Estate planning is another good reason to consider holding real estate in a separate legal entity. This allows you to gift the interest in the dealership without giving up the real estate interest. Gifting of the real estate can take place at a later date, or provide retirement income as you transition out of the dealership’s operations.

Or perhaps you want to award stock to a key employee as a way to incentivize performance and gradually transition ownership to him or her. Creating a separate real estate holding entity lets you transfer shares in the dealership to the key employee, again without transferring real estate ownership.

This strategy gives the employee a stake in the business’s increased value but not in real estate appreciation, which is largely unrelated to employee productivity. A caveat: Discuss any employee stock transfers with franchisors — they may need to approve the new owner first.

Yet another benefit: If you sell the dealership but keep the real estate entity, you can continue to collect rent from your dealership’s new owners, thus creating cash flow through rental income.

Meet a variety of objectives

When a dealership is owned by more than one person, the owners might disagree about whether to own or lease the facilities. Everyone’s objectives can be met by creating a separate real estate holding company.

Not all the owners need to invest in the real estate entity. One dealer, for instance, wanted to build a new showroom that was more visible from the expressway. His older partner thought this expansion was too risky, especially because he planned to retire soon.

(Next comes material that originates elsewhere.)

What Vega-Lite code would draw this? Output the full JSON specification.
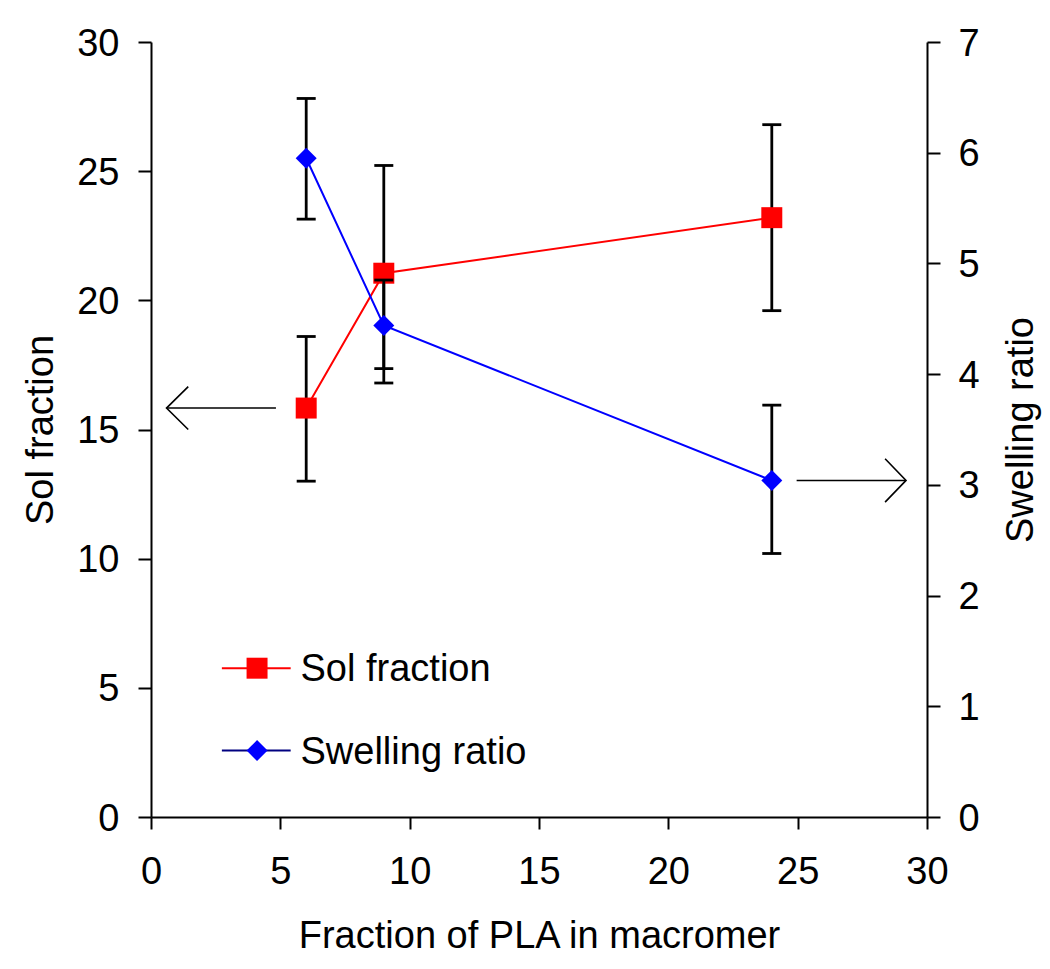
{
  "$schema": "https://vega.github.io/schema/vega-lite/v6.json",
  "width": 776,
  "height": 775,
  "autosize": {"type": "none"},
  "padding": {"left": 151, "top": 42, "right": 123, "bottom": 152},
  "background": "white",
  "config": {
    "view": {"stroke": null},
    "font": "Liberation Sans",
    "axis": {
      "grid": false,
      "domainColor": "black",
      "domainWidth": 2,
      "tickColor": "black",
      "tickWidth": 2,
      "labelColor": "black",
      "titleColor": "black",
      "labelFont": "Liberation Sans",
      "titleFont": "Liberation Sans",
      "labelFontSize": 38,
      "titleFontSize": 38,
      "titleFontWeight": "normal"
    }
  },
  "datasets": {
    "sol": [
      {"frac": 6, "val": 15.83, "lo": 13.0, "hi": 18.6},
      {"frac": 9, "val": 21.05, "lo": 16.8, "hi": 25.22},
      {"frac": 24, "val": 23.2, "lo": 19.6, "hi": 26.8}
    ],
    "swell": [
      {"frac": 6, "val": 5.95, "lo": 5.4, "hi": 6.49},
      {"frac": 9, "val": 4.44, "lo": 4.05, "hi": 4.85},
      {"frac": 24, "val": 3.04, "lo": 2.38, "hi": 3.72}
    ],
    "solArrow": [
      {"seg": "shaft", "o": 0, "frac": 0.6, "val": 15.83},
      {"seg": "shaft", "o": 1, "frac": 4.83, "val": 15.83},
      {"seg": "head", "o": 0, "frac": 1.44, "val": 16.66},
      {"seg": "head", "o": 1, "frac": 0.6, "val": 15.83},
      {"seg": "head", "o": 2, "frac": 1.44, "val": 15.0}
    ],
    "swellArrow": [
      {"seg": "shaft", "o": 0, "frac": 24.96, "val": 3.04},
      {"seg": "shaft", "o": 1, "frac": 29.19, "val": 3.04},
      {"seg": "head", "o": 0, "frac": 28.38, "val": 3.236},
      {"seg": "head", "o": 1, "frac": 29.19, "val": 3.04},
      {"seg": "head", "o": 2, "frac": 28.38, "val": 2.844}
    ],
    "legend": [
      {"series": "Sol fraction", "frac": 2.74, "frac2": 5.4, "mid": 4.1, "text": 5.78, "val": 5.76},
      {"series": "Swelling ratio", "frac": 2.74, "frac2": 5.4, "mid": 4.1, "text": 5.78, "val": 2.57}
    ]
  },
  "encoding": {
    "x": {
      "field": "frac",
      "type": "quantitative",
      "scale": {"domain": [0, 30], "nice": false, "zero": false},
      "axis": {
        "title": "Fraction of PLA in macromer",
        "values": [0, 5, 10, 15, 20, 25, 30],
        "tickSize": 12,
        "labelPadding": 24,
        "labelFlush": false,
        "titleBaseline": "alphabetic",
        "titleAnchor": "middle",
        "titleY": 130
      }
    }
  },
  "layer": [
    {
      "layer": [
        {
          "data": {"name": "sol"},
          "mark": {"type": "rule", "color": "black", "strokeWidth": 2.8},
          "encoding": {
            "y": {"field": "lo", "type": "quantitative", "scale": {"domain": [0, 30], "nice": false},
              "axis": {"orient": "left", "title": "Sol fraction", "values": [0, 5, 10, 15, 20, 25, 30], "tickSize": 13, "labelPadding": 19, "labelOffset": 2, "titleAngle": -90, "titleAlign": "center", "titleBaseline": "alphabetic", "titleX": -99, "titleY": 387.5}},
            "y2": {"field": "hi"}
          }
        },
        {
          "data": {"name": "sol"},
          "mark": {"type": "tick", "orient": "horizontal", "color": "black", "size": 19, "thickness": 2.8, "opacity": 1},
          "encoding": {
            "y": {"field": "lo", "type": "quantitative", "scale": {"domain": [0, 30], "nice": false},
              "axis": {"orient": "left", "title": "Sol fraction", "values": [0, 5, 10, 15, 20, 25, 30], "tickSize": 13, "labelPadding": 19, "labelOffset": 2, "titleAngle": -90, "titleAlign": "center", "titleBaseline": "alphabetic", "titleX": -99, "titleY": 387.5}}
          }
        },
        {
          "data": {"name": "sol"},
          "mark": {"type": "tick", "orient": "horizontal", "color": "black", "size": 19, "thickness": 2.8, "opacity": 1},
          "encoding": {
            "y": {"field": "hi", "type": "quantitative", "scale": {"domain": [0, 30], "nice": false},
              "axis": {"orient": "left", "title": "Sol fraction", "values": [0, 5, 10, 15, 20, 25, 30], "tickSize": 13, "labelPadding": 19, "labelOffset": 2, "titleAngle": -90, "titleAlign": "center", "titleBaseline": "alphabetic", "titleX": -99, "titleY": 387.5}}
          }
        },
        {
          "data": {"name": "sol"},
          "mark": {"type": "line", "color": "#FF0000", "strokeWidth": 2},
          "encoding": {
            "y": {"field": "val", "type": "quantitative", "scale": {"domain": [0, 30], "nice": false},
              "axis": {"orient": "left", "title": "Sol fraction", "values": [0, 5, 10, 15, 20, 25, 30], "tickSize": 13, "labelPadding": 19, "labelOffset": 2, "titleAngle": -90, "titleAlign": "center", "titleBaseline": "alphabetic", "titleX": -99, "titleY": 387.5}}
          }
        },
        {
          "data": {"name": "sol"},
          "mark": {"type": "point", "shape": "square", "filled": true, "color": "#FF0000", "size": 440, "opacity": 1},
          "encoding": {
            "y": {"field": "val", "type": "quantitative", "scale": {"domain": [0, 30], "nice": false},
              "axis": {"orient": "left", "title": "Sol fraction", "values": [0, 5, 10, 15, 20, 25, 30], "tickSize": 13, "labelPadding": 19, "labelOffset": 2, "titleAngle": -90, "titleAlign": "center", "titleBaseline": "alphabetic", "titleX": -99, "titleY": 387.5}}
          }
        },
        {
          "data": {"name": "solArrow"},
          "mark": {"type": "line", "color": "black", "strokeWidth": 1.6},
          "encoding": {
            "y": {"field": "val", "type": "quantitative", "scale": {"domain": [0, 30], "nice": false},
              "axis": {"orient": "left", "title": "Sol fraction", "values": [0, 5, 10, 15, 20, 25, 30], "tickSize": 13, "labelPadding": 19, "labelOffset": 2, "titleAngle": -90, "titleAlign": "center", "titleBaseline": "alphabetic", "titleX": -99, "titleY": 387.5}},
            "detail": {"field": "seg"},
            "order": {"field": "o"}
          }
        },
        {
          "data": {"name": "legend"},
          "transform": [{"filter": "datum.series === 'Sol fraction'"}],
          "mark": {"type": "rule", "color": "#FF0000", "strokeWidth": 2},
          "encoding": {
            "x2": {"field": "frac2"},
            "y": {"field": "val", "type": "quantitative", "scale": {"domain": [0, 30], "nice": false},
              "axis": {"orient": "left", "title": "Sol fraction", "values": [0, 5, 10, 15, 20, 25, 30], "tickSize": 13, "labelPadding": 19, "labelOffset": 2, "titleAngle": -90, "titleAlign": "center", "titleBaseline": "alphabetic", "titleX": -99, "titleY": 387.5}}
          }
        },
        {
          "data": {"name": "legend"},
          "transform": [{"filter": "datum.series === 'Swelling ratio'"}],
          "mark": {"type": "rule", "color": "#000080", "strokeWidth": 2},
          "encoding": {
            "x2": {"field": "frac2"},
            "y": {"field": "val", "type": "quantitative", "scale": {"domain": [0, 30], "nice": false},
              "axis": {"orient": "left", "title": "Sol fraction", "values": [0, 5, 10, 15, 20, 25, 30], "tickSize": 13, "labelPadding": 19, "labelOffset": 2, "titleAngle": -90, "titleAlign": "center", "titleBaseline": "alphabetic", "titleX": -99, "titleY": 387.5}}
          }
        },
        {
          "data": {"name": "legend"},
          "transform": [{"filter": "datum.series === 'Sol fraction'"}],
          "mark": {"type": "point", "shape": "square", "filled": true, "color": "#FF0000", "size": 440, "opacity": 1},
          "encoding": {
            "x": {"field": "mid", "type": "quantitative"},
            "y": {"field": "val", "type": "quantitative", "scale": {"domain": [0, 30], "nice": false},
              "axis": {"orient": "left", "title": "Sol fraction", "values": [0, 5, 10, 15, 20, 25, 30], "tickSize": 13, "labelPadding": 19, "labelOffset": 2, "titleAngle": -90, "titleAlign": "center", "titleBaseline": "alphabetic", "titleX": -99, "titleY": 387.5}}
          }
        },
        {
          "data": {"name": "legend"},
          "transform": [{"filter": "datum.series === 'Swelling ratio'"}],
          "mark": {"type": "point", "shape": "diamond", "filled": true, "color": "#0000FF", "size": 440, "opacity": 1},
          "encoding": {
            "x": {"field": "mid", "type": "quantitative"},
            "y": {"field": "val", "type": "quantitative", "scale": {"domain": [0, 30], "nice": false},
              "axis": {"orient": "left", "title": "Sol fraction", "values": [0, 5, 10, 15, 20, 25, 30], "tickSize": 13, "labelPadding": 19, "labelOffset": 2, "titleAngle": -90, "titleAlign": "center", "titleBaseline": "alphabetic", "titleX": -99, "titleY": 387.5}}
          }
        },
        {
          "data": {"name": "legend"},
          "mark": {"type": "text", "align": "left", "baseline": "middle", "font": "Liberation Sans", "fontSize": 38, "color": "black", "dy": 2},
          "encoding": {
            "x": {"field": "text", "type": "quantitative"},
            "y": {"field": "val", "type": "quantitative", "scale": {"domain": [0, 30], "nice": false},
              "axis": {"orient": "left", "title": "Sol fraction", "values": [0, 5, 10, 15, 20, 25, 30], "tickSize": 13, "labelPadding": 19, "labelOffset": 2, "titleAngle": -90, "titleAlign": "center", "titleBaseline": "alphabetic", "titleX": -99, "titleY": 387.5}},
            "text": {"field": "series"}
          }
        }
      ]
    },
    {
      "layer": [
        {
          "data": {"name": "swell"},
          "mark": {"type": "rule", "color": "black", "strokeWidth": 2.8},
          "encoding": {
            "y": {"field": "lo", "type": "quantitative", "scale": {"domain": [0, 7], "nice": false},
              "axis": {"orient": "right", "title": "Swelling ratio", "values": [0, 1, 2, 3, 4, 5, 6, 7], "tickSize": 13, "labelPadding": 18, "labelOffset": 2, "titleAngle": -90, "titleAlign": "center", "titleBaseline": "alphabetic", "titleX": 105, "titleY": 387.5}},
            "y2": {"field": "hi"}
          }
        },
        {
          "data": {"name": "swell"},
          "mark": {"type": "tick", "orient": "horizontal", "color": "black", "size": 19, "thickness": 2.8, "opacity": 1},
          "encoding": {
            "y": {"field": "lo", "type": "quantitative", "scale": {"domain": [0, 7], "nice": false},
              "axis": {"orient": "right", "title": "Swelling ratio", "values": [0, 1, 2, 3, 4, 5, 6, 7], "tickSize": 13, "labelPadding": 18, "labelOffset": 2, "titleAngle": -90, "titleAlign": "center", "titleBaseline": "alphabetic", "titleX": 105, "titleY": 387.5}}
          }
        },
        {
          "data": {"name": "swell"},
          "mark": {"type": "tick", "orient": "horizontal", "color": "black", "size": 19, "thickness": 2.8, "opacity": 1},
          "encoding": {
            "y": {"field": "hi", "type": "quantitative", "scale": {"domain": [0, 7], "nice": false},
              "axis": {"orient": "right", "title": "Swelling ratio", "values": [0, 1, 2, 3, 4, 5, 6, 7], "tickSize": 13, "labelPadding": 18, "labelOffset": 2, "titleAngle": -90, "titleAlign": "center", "titleBaseline": "alphabetic", "titleX": 105, "titleY": 387.5}}
          }
        },
        {
          "data": {"name": "swell"},
          "mark": {"type": "line", "color": "#0000FF", "strokeWidth": 2},
          "encoding": {
            "y": {"field": "val", "type": "quantitative", "scale": {"domain": [0, 7], "nice": false},
              "axis": {"orient": "right", "title": "Swelling ratio", "values": [0, 1, 2, 3, 4, 5, 6, 7], "tickSize": 13, "labelPadding": 18, "labelOffset": 2, "titleAngle": -90, "titleAlign": "center", "titleBaseline": "alphabetic", "titleX": 105, "titleY": 387.5}}
          }
        },
        {
          "data": {"name": "swell"},
          "mark": {"type": "point", "shape": "diamond", "filled": true, "color": "#0000FF", "size": 440, "opacity": 1},
          "encoding": {
            "y": {"field": "val", "type": "quantitative", "scale": {"domain": [0, 7], "nice": false},
              "axis": {"orient": "right", "title": "Swelling ratio", "values": [0, 1, 2, 3, 4, 5, 6, 7], "tickSize": 13, "labelPadding": 18, "labelOffset": 2, "titleAngle": -90, "titleAlign": "center", "titleBaseline": "alphabetic", "titleX": 105, "titleY": 387.5}}
          }
        },
        {
          "data": {"name": "swellArrow"},
          "mark": {"type": "line", "color": "black", "strokeWidth": 1.6},
          "encoding": {
            "y": {"field": "val", "type": "quantitative", "scale": {"domain": [0, 7], "nice": false},
              "axis": {"orient": "right", "title": "Swelling ratio", "values": [0, 1, 2, 3, 4, 5, 6, 7], "tickSize": 13, "labelPadding": 18, "labelOffset": 2, "titleAngle": -90, "titleAlign": "center", "titleBaseline": "alphabetic", "titleX": 105, "titleY": 387.5}},
            "detail": {"field": "seg"},
            "order": {"field": "o"}
          }
        }
      ]
    }
  ],
  "resolve": {"scale": {"y": "independent"}}
}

The younger partner had a longer investment horizon and was willing to take the risk, so he funded the expansion plan himself using a real estate LLC. Then he leased the property to the dealership using rental rates based on nearby comparables.

Time-tested strategy

Separating the legal title of your business from the building and the land where it’s situated is a time-tested management strategy. If this is something you wish to explore, your tax advisor can help you map out a plan that’s best for your particular situation.